Tuesday, March 27, 2012
Richard Thompson Covers: When I Get To The Border
M. Ward & Zooey Deschanel: When I Get To The Border
[purchase dvd]
I’m a huge Richard Thompson fan, but I was surprisingly not excited about this theme. Maybe it is because I haven’t found a Thompson cover that I love as much as the original. Which is not to say that there aren’t many, many good ones. I found an article in which Thompson listed his 5 favorite covers of his songs, and he chose Bonnie Raitt’s cover of “Dimming of the Day” as his favorite—and it is good. Number 3 was Dinosaur, Jr.’s cover of “I Misunderstood,” which is very different from the original, and I almost wrote about that.
Instead, I picked this one, M. Ward and Zooey Deschanel’s version of “When I Get To The Border.” Deschanel was starring in a now forgotten movie called The Go-Getter, and Ward was doing the music. The director suggested that they sing a duet for the end credits, and they decided to do this cover. Ward and Deschanel apparently enjoyed themselves so much that they formed She & Him, released two albums and a Christmas album, and have toured together. I don’t think this song is commercially available, so the link above is to the DVD of the movie.
Apparently, Zooey Deschanel is a very divisive figure. Google her name, and you find as many sites hating her as you do fan sites. I’m a fan. I loved her in Elf and (500) Days of Summer, and I really enjoy her sitcom, New Girl. I understand those who find her cutesy and affected, but I’m charmed.

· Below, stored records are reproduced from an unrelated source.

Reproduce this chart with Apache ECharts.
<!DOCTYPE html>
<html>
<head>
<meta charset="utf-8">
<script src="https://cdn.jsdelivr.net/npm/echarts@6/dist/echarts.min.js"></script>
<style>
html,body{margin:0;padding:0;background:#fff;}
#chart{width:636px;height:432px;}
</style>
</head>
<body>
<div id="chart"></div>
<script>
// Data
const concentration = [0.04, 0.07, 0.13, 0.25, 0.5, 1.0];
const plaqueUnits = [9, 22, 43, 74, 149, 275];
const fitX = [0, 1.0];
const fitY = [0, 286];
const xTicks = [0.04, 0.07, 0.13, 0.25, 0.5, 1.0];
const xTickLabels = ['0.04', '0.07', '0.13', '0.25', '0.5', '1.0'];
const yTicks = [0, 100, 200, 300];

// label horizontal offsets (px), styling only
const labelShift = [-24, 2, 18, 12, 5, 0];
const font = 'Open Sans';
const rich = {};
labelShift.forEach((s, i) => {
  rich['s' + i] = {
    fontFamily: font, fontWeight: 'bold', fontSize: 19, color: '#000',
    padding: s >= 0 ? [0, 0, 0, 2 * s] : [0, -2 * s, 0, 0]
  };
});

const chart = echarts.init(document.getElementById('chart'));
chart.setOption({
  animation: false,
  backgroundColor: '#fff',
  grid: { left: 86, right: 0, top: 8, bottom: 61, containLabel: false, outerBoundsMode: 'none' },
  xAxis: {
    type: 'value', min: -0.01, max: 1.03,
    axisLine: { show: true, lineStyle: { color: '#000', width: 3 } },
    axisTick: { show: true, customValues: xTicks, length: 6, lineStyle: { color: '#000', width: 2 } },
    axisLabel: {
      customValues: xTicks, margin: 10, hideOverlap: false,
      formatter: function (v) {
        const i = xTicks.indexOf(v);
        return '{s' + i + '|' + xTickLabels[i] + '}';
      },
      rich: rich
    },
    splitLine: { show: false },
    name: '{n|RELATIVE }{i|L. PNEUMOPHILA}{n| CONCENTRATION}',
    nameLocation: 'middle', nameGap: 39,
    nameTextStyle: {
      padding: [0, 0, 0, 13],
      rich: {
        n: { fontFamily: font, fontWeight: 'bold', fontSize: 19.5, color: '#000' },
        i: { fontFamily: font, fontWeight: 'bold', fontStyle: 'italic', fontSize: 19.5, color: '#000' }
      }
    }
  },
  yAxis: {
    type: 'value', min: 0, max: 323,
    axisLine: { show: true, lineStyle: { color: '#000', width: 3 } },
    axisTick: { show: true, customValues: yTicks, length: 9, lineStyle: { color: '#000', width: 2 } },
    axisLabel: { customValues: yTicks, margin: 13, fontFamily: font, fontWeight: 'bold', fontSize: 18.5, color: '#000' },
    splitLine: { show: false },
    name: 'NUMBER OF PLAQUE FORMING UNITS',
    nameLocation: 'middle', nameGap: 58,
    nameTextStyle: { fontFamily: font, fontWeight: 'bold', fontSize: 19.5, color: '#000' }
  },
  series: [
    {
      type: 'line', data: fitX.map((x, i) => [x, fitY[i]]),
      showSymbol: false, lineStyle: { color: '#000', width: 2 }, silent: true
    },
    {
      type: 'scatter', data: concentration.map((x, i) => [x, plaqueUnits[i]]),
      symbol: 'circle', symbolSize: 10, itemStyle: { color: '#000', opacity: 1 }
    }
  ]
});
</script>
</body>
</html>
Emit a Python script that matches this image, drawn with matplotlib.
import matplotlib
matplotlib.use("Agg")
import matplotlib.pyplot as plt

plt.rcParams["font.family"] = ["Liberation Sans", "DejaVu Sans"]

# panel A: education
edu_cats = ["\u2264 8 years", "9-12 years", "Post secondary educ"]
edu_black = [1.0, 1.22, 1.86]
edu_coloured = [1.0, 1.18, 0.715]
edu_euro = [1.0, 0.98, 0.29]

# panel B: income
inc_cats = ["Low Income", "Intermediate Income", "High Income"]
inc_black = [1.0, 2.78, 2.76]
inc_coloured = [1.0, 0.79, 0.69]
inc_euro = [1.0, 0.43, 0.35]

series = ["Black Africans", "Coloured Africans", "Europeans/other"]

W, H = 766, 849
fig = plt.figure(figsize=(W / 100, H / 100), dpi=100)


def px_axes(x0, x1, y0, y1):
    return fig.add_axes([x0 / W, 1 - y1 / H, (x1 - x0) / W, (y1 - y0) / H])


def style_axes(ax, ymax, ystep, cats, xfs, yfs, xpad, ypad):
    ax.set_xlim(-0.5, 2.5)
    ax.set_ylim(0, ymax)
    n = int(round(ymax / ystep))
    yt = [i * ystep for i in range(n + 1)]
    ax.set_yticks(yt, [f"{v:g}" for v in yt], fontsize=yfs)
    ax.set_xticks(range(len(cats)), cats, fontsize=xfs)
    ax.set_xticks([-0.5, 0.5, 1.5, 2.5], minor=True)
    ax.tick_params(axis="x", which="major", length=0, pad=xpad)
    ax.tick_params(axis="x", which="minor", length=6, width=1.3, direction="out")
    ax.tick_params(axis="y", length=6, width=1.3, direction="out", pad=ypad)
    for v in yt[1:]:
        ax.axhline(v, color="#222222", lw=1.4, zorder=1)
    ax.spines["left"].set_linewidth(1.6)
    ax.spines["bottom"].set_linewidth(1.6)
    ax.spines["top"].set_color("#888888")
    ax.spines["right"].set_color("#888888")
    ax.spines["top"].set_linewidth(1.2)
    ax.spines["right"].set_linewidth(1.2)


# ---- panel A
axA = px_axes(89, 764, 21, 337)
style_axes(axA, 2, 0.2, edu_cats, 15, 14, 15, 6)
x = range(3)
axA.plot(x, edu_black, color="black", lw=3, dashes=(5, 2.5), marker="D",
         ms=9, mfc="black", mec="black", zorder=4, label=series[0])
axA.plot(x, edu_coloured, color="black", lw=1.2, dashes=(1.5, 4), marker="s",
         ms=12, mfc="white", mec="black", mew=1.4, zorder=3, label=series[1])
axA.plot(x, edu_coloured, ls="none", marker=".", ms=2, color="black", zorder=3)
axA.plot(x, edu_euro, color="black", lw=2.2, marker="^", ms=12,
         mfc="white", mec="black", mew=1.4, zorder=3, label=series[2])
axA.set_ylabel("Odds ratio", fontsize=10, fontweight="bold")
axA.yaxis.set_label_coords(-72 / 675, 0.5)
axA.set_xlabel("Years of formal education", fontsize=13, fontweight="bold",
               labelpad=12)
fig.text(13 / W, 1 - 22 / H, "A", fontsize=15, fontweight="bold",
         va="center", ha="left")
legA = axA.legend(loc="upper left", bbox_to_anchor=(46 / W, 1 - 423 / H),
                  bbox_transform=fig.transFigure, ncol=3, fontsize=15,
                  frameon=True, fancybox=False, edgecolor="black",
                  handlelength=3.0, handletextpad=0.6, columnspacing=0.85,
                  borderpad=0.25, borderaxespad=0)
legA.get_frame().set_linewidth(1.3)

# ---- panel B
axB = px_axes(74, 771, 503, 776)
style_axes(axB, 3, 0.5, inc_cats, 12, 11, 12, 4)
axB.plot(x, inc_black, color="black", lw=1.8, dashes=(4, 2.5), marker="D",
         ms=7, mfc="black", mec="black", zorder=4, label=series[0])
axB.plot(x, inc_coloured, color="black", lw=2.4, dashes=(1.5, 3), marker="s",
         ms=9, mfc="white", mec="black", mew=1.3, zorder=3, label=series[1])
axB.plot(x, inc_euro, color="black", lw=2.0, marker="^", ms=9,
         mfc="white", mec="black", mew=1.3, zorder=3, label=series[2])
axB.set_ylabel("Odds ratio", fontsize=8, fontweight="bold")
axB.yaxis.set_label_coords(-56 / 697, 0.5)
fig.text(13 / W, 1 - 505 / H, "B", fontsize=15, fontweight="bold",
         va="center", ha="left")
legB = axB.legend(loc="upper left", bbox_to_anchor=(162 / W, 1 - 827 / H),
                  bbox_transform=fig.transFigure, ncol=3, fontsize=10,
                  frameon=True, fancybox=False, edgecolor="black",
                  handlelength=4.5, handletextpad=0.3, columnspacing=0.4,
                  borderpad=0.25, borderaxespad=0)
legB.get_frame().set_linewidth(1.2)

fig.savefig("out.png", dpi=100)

Her singing isn’t amazing, but it is similarly charming, and I like her voice and style more than a lot of artists that get more respect. And Ward does a pretty good job, too. So, their version of the song is enjoyable. But let’s be fair—Ward is no Richard Thompson, and Deschanel is no Linda Thompson. And the arrangement and instrumentation isn’t as interesting as the original, and the guitar playing isn’t as exciting, despite the fact that Nels Cline, the innovative guitarist from Wilco (and more experimental solo/group recordings) is credited on the track. It is, in the end, a good cover, not a great cover, of a great, generally unappreciated song.

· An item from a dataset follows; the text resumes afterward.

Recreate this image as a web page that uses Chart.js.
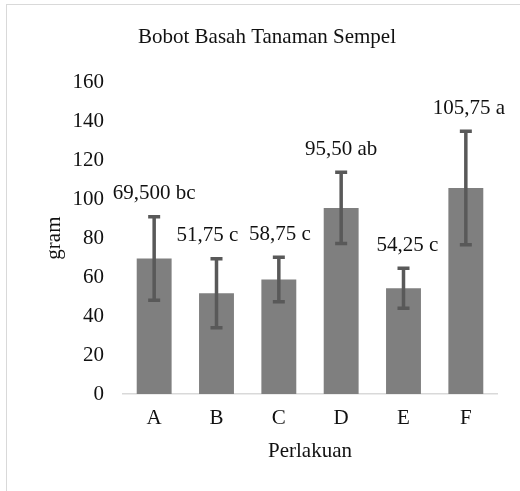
<!DOCTYPE html>
<html>
<head>
<meta charset="utf-8">
<script src="https://cdn.jsdelivr.net/npm/chart.js@4/dist/chart.umd.min.js"></script>
<style>
  html, body { margin: 0; padding: 0; background: #fff; overflow: hidden; }
  #frame {
    position: absolute; left: 6px; top: 4px;
    width: 540px; height: 520px;
    border: 1px solid #d9d9d9;
  }
  #wrap { position: absolute; left: 0; top: 0; width: 520px; height: 491px; }
</style>
</head>
<body>
<div id="frame"></div>
<div id="wrap"><canvas id="chart"></canvas></div>
<script>
// =========================
// DATA
// =========================

const categories = ["A", "B", "C", "D", "E", "F"];
const means = [69.5, 51.75, 58.75, 95.5, 54.25, 105.75];
const errors = [21.4, 17.7, 11.4, 18.3, 10.3, 29.1];
const valueLabels = ["69,500 bc", "51,75 c", "58,75 c", "95,50 ab", "54,25 c", "105,75 a"];
const yTicks = [0, 20, 40, 60, 80, 100, 120, 140, 160];

const FONT = "'Liberation Serif', 'Times New Roman', serif";
const TEXT = "#111";
const SIZE = 21;

// small horizontal nudges so neighbouring labels don't collide (as in Excel)
const LABEL_NUDGE = [0, -9, 1, 0, 4, 3];


// =========================
// ERROR BARS + LABELS
// =========================

const errorBarPlugin = {
  id: "errorBars",
  afterDatasetsDraw(chart) {
    const ctx = chart.ctx;
    const y = chart.scales.y;
    const meta = chart.getDatasetMeta(0);

    ctx.save();
    meta.data.forEach((bar, i) => {
      const x = bar.x;
      const top = y.getPixelForValue(means[i] + errors[i]);
      const bot = y.getPixelForValue(means[i] - errors[i]);

      ctx.strokeStyle = "#595959";
      ctx.lineWidth = 3.5;
      ctx.beginPath();
      ctx.moveTo(x, top);
      ctx.lineTo(x, bot);
      ctx.moveTo(x - 6, top);
      ctx.lineTo(x + 6, top);
      ctx.moveTo(x - 6, bot);
      ctx.lineTo(x + 6, bot);
      ctx.stroke();

      ctx.fillStyle = TEXT;
      ctx.font = SIZE + "px " + FONT;
      ctx.textAlign = "center";
      ctx.textBaseline = "middle";
      ctx.fillText(valueLabels[i], x + LABEL_NUDGE[i], top - 23);
    });
    ctx.restore();
  }
};


// =========================
// CHART
// =========================

new Chart(document.getElementById("chart"), {
  type: "bar",
  data: {
    labels: categories,
    datasets: [{
      data: means,
      backgroundColor: "#7f7f7f",
      borderWidth: 0,
      barPercentage: 0.56,
      categoryPercentage: 1
    }]
  },
  options: {
    responsive: true,
    maintainAspectRatio: false,
    animation: false,
    layout: { padding: { left: 37, right: 23, top: 0, bottom: 27 } },
    plugins: {
      legend: { display: false },
      tooltip: { enabled: false },
      title: {
        display: true,
        text: "Bobot Basah Tanaman Sempel",
        color: TEXT,
        font: { family: FONT, size: SIZE, weight: "normal", lineHeight: 1.2 },
        padding: { top: 25, bottom: 32 }
      }
    },
    scales: {
      x: {
        grid: { display: false, drawTicks: false },
        border: { color: "#d9d9d9", width: 1.5 },
        ticks: { color: TEXT, padding: 12, font: { family: FONT, size: SIZE } },
        title: {
          display: true,
          text: "Perlakuan",
          color: TEXT,
          padding: { top: 0, bottom: 0 },
          font: { family: FONT, size: SIZE, lineHeight: 1.2 }
        },
        afterFit(scale) { scale.height = 70; }
      },
      y: {
        min: 0,
        max: 160,
        grid: { display: false, drawTicks: false },
        border: { display: false },
        afterBuildTicks(scale) { scale.ticks = yTicks.map(v => ({ value: v })); },
        ticks: { color: TEXT, padding: 19, font: { family: FONT, size: SIZE } },
        title: {
          display: true,
          text: "gram",
          color: TEXT,
          padding: { top: 5, bottom: 0 },
          font: { family: FONT, size: SIZE, lineHeight: 1.2 }
        },
        afterFit(scale) { scale.width = 86; }
      }
    }
  },
  plugins: [errorBarPlugin]
});
</script>
</body>
</html>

Of course, great, unappreciated songs are pretty much all that Richard Thompson writes. This one, from 1974, is the first song on the first album credited to Richard and Linda Thompson, I Want To See The Bright Lights Tonight. It is an incredible album, and the song discusses a pretty bleak life, with hope existing at the border, which, I think, but am not sure, is the edge of heaven. When the narrator gets there he finds a “dusty road that smells so sweet/ Paved with gold beneath my feet” and states, “I’ll be dancing down the street.” My interpretation fits with this quote from Thompson--"If you don't believe in anything beyond the solidity of this world, then the world is a terrible place...There's no victory in this world in the end; all you can do is get out of it." (Rolling Stone -- April 5, 1979). Personally, I don’t agree with this philosophy, but I also don’t think that you need to agree with a song to like it.